Comment se porte la grève à la SNCF ? Au mieux de sa forme ou menacée d’essoufflement ? Ces derniers jours, alors que débute ce lundi une cinquième session d’arrêt de travail, les cheminots rejouent l’histoire du verre à moitié vide ou à moitié plein. Dans les assemblées générales comme lors de la manifestation interprofessionnelle du jeudi 19 avril, les grévistes se divisent globalement en deux camps : ceux qui assurent que la stratégie des « deux jours sur cinq » porte ses fruits, car elle permet d’inscrire le mouvement dans la durée ; et ceux qui s’inquiètent de ne pas rallier plus d’agents à leur cause, malgré de nouvelles annonces du pouvoir promptes à fâcher les cheminots.
Le gouvernement et la direction de la SNCF foncent en effet tête baissée dans la réforme. Lundi 16 avril, sourde aux premières semaines de grève, cette dernière annonçait la filialisation du transport de marchandises. Deux jours plus tard, Matignon faisait savoir que le recrutement au statut de cheminot cesserait dès janvier 2020, alors que la « concertation » avec les syndicats n’est pas terminée. De quoi fâcher ces derniers. « [C’est] une attaque frontale contre la démocratie sociale et son principe de négociation, a aussitôt dénoncé la CFDT dans un communiqué. La posture gouvernementale a pour objectif de laisser croire que tout est joué et/ou rechercher la radicalisation du conflit et/ou sa prolongation. » Le lendemain, les organisations syndicales ont d’ailleurs décidé de suspendre leur participation aux réunions programmées au ministère des Transports, en réclamant de négocier directement avec le Premier ministre. Et appellent à « amplifier le mouvement ». Mais comment ?

Mercredi, à l’assemblée générale de la gare du Nord, à Paris, l’ambiance est un peu morose. Environ 80 personnes sont ce matin-là réunies au bout de la voie 36, dont des étudiants de l’université Paris-I dite (Tolbiac) et des personnels hospitaliers venus exprimer leur soutien. Les premiers jours de grève, les AG de la plus grande gare d’Europe attiraient plus d’une centaine de cheminots. Anasse Kazib, délégué syndical SUD Rail sur le site, confie son blues au micro. « On est moins nombreux qu’avant, déplore-t-il. La réalité, c’est qu’on peut faire tous les discours révolutionnaires qu’on veut et se raconter des histoires, on est au huitième jour de grève et ça ne prend pas. On est passé de seulement un TGV sur dix qui circule à un TGV sur trois. »

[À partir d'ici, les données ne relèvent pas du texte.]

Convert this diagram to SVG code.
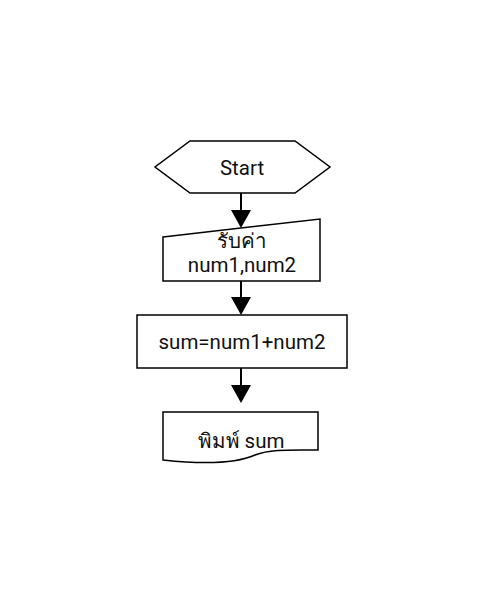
<svg xmlns="http://www.w3.org/2000/svg" width="481" height="610" viewBox="0 0 481 610">
<style>
.s{fill:#fff;stroke:#000;stroke-width:1.5}
.t{font-family:Roboto,"Noto Sans",sans-serif;font-size:20.5px;fill:#111;text-anchor:middle}
.c{stroke:#000;stroke-width:2;fill:none}
.h{fill:#000}
</style>
<rect width="481" height="610" fill="#fff"/>
<g id="connectors">
<path class="c" d="M241,193 V212"/>
<polygon class="h" points="231,210 251,210 241,228"/>
<path class="c" d="M241,281 V299"/>
<polygon class="h" points="231,297 251,297 241,315"/>
<path class="c" d="M241,368 V387"/>
<polygon class="h" points="231,385 251,385 241,403"/>
</g>
<g id="start">
<polygon class="s" points="190,141 295,141 330,167 295,193 190,193 155,167"/>
<text class="t" x="242" y="175">Start</text>
</g>
<g id="input">
<polygon class="s" points="163,237 320,219 320,281 163,281"/>
<text class="t" x="242" y="248">รับค่า</text>
<text class="t" x="242" y="272">num1,num2</text>
</g>
<g id="process">
<rect class="s" x="137" y="315" width="210" height="53"/>
<text class="t" x="242" y="349">sum=num1+num2</text>
</g>
<g id="output">
<path class="s" d="M163,412 H318 V450 C290,450 270,449 255,455 C235,464 200,464 163,460 Z"/>
<text class="t" x="241" y="448">พิมพ์ sum</text>
</g>
</svg>
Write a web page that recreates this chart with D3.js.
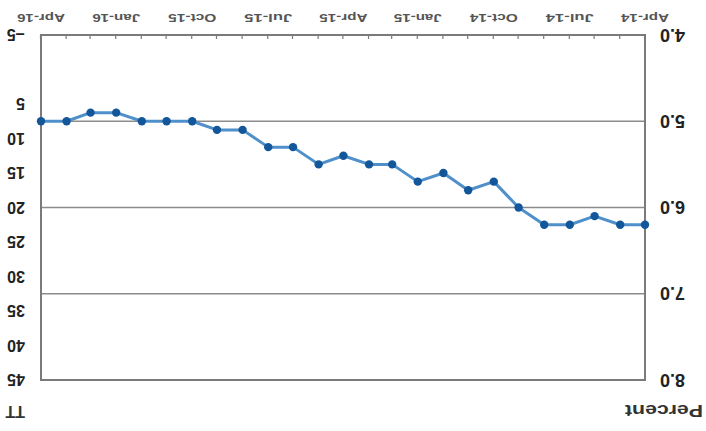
<!DOCTYPE html>
<html><head><meta charset="utf-8">
<script src="https://cdn.jsdelivr.net/npm/d3@7"></script>
<style>html,body{margin:0;padding:0;background:#fff;}svg{display:block;}</style>
</head><body>
<svg id="chart" width="706" height="431"></svg>
<script>
// Monthly data, Apr-14 .. Apr-16
const months = ["2014-04","2014-05","2014-06","2014-07","2014-08","2014-09","2014-10","2014-11","2014-12",
  "2015-01","2015-02","2015-03","2015-04","2015-05","2015-06","2015-07","2015-08","2015-09","2015-10","2015-11","2015-12",
  "2016-01","2016-02","2016-03","2016-04"];
const rate = [6.2,6.2,6.1,6.2,6.2,6.0,5.7,5.8,5.6,5.7,5.5,5.5,5.4,5.5,5.3,5.3,5.1,5.1,5.0,5.0,5.0,4.9,4.9,5.0,5.0];
const xTickLabels = ["Apr-14","Jul-14","Oct-14","Jan-15","Apr-15","Jul-15","Oct-15","Jan-16","Apr-16"];
const leftTicks = [4.0,5.0,6.0,7.0,8.0];
const gridTicks = [5.0,6.0,7.0];
const rightTicks = [-5,5,10,15,20,25,30,35,40,45];
const leftTitle = "Percent";
const rightTitle = "TT";

const parse = d3.timeParse("%Y-%m");
const data = months.map((m,i)=>({date:parse(m), v:rate[i]}));

const W=706,H=431;
const L=61,R=665,T=51,B=396;
const svg = d3.select("#chart");
// reference image is upside down: draw upright chart then rotate 180deg
const g = svg.append("g").attr("transform",`rotate(180 ${W/2} ${H/2})`);

const x = d3.scaleTime().domain([data[0].date, data[data.length-1].date]).range([L,R]);
const y = d3.scaleLinear().domain([4,8]).range([B,T]);
const y2 = d3.scaleLinear().domain([-5,45]).range([B,T]);

// grid
g.append("g").selectAll("line").data(gridTicks).join("line")
  .attr("x1",L).attr("x2",R).attr("y1",d=>y(d)).attr("y2",d=>y(d))
  .attr("stroke","#8c8c8c").attr("stroke-width",1.6);

// frame
g.append("rect").attr("x",L).attr("y",T).attr("width",R-L).attr("height",B-T)
  .attr("fill","none").attr("stroke","#7a7a7a").attr("stroke-width",2);

// monthly ticks inward on bottom axis
const xAxis = d3.axisBottom(x).ticks(d3.timeMonth.every(1)).tickSize(-4).tickFormat("");
const xa = g.append("g").attr("transform",`translate(0,${B})`).call(xAxis);
xa.select(".domain").remove();
xa.selectAll(".tick line").attr("stroke","#7a7a7a").attr("stroke-width",1.2);

// x labels
const labelDates = xTickLabels.map((t,i)=>data[i*3].date);
g.append("g").selectAll("text").data(xTickLabels).join("text")
  .attr("x",(d,i)=>x(labelDates[i])).attr("y",417)
  .attr("text-anchor","middle")
  .attr("font-family","Liberation Sans, Arial, sans-serif").attr("font-size",10).attr("font-weight","bold")
  .attr("fill","#555")
  .attr("textLength",48).attr("lengthAdjust","spacingAndGlyphs")
  .text(d=>d);

// left axis labels
const yl = d3.axisLeft(y).tickValues(leftTicks).tickSize(0).tickPadding(15).tickFormat(d3.format(".1f"));
const yla = g.append("g").attr("transform",`translate(${L},0)`).call(yl);
yla.select(".domain").remove();
yla.selectAll("text").attr("font-family","Liberation Sans, Arial, sans-serif").attr("font-size",18)
  .attr("font-weight","bold").attr("fill","#222");

// right axis labels
const yr = d3.axisRight(y2).tickValues(rightTicks).tickSize(0).tickPadding(16).tickFormat(d3.format("d"));
const yra = g.append("g").attr("transform",`translate(${R},0)`).call(yr);
yra.select(".domain").remove();
yra.selectAll("text").attr("font-family","Liberation Sans, Arial, sans-serif").attr("font-size",16)
  .attr("font-weight","bold").attr("fill","#222");

// titles
g.append("text").attr("x",3).attr("y",26).attr("font-family","Liberation Sans, Arial, sans-serif")
  .attr("font-size",17).attr("font-weight","bold").attr("fill","#333")
  .attr("textLength",78).attr("lengthAdjust","spacingAndGlyphs").text(leftTitle);
g.append("text").attr("x",681).attr("y",25).attr("font-family","Liberation Sans, Arial, sans-serif")
  .attr("font-size",16).attr("font-weight","bold").attr("fill","#333").text(rightTitle);

// line
const line = d3.line().x(d=>x(d.date)).y(d=>y(d.v));
g.append("path").datum(data).attr("d",line).attr("fill","none")
  .attr("stroke","#4f8fca").attr("stroke-width",3).attr("stroke-linejoin","round");
g.append("g").selectAll("circle").data(data).join("circle")
  .attr("cx",d=>x(d.date)).attr("cy",d=>y(d.v)).attr("r",4.2).attr("fill","#13579a");
</script>
</body></html>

On est partis avec des taux records de grévistes que l’on n’avait pas atteints lors des précédents mouvements. Forcément, on sait que ça retombe toujours un peu.
Pour lui, l’inertie a un nom : le « deux-cinq », le calendrier de grève décidé mi-mars par les syndicats et largement respecté par les grévistes, même si certaines assemblées générales votent pour une reconduction des arrêts de travail au jour le jour.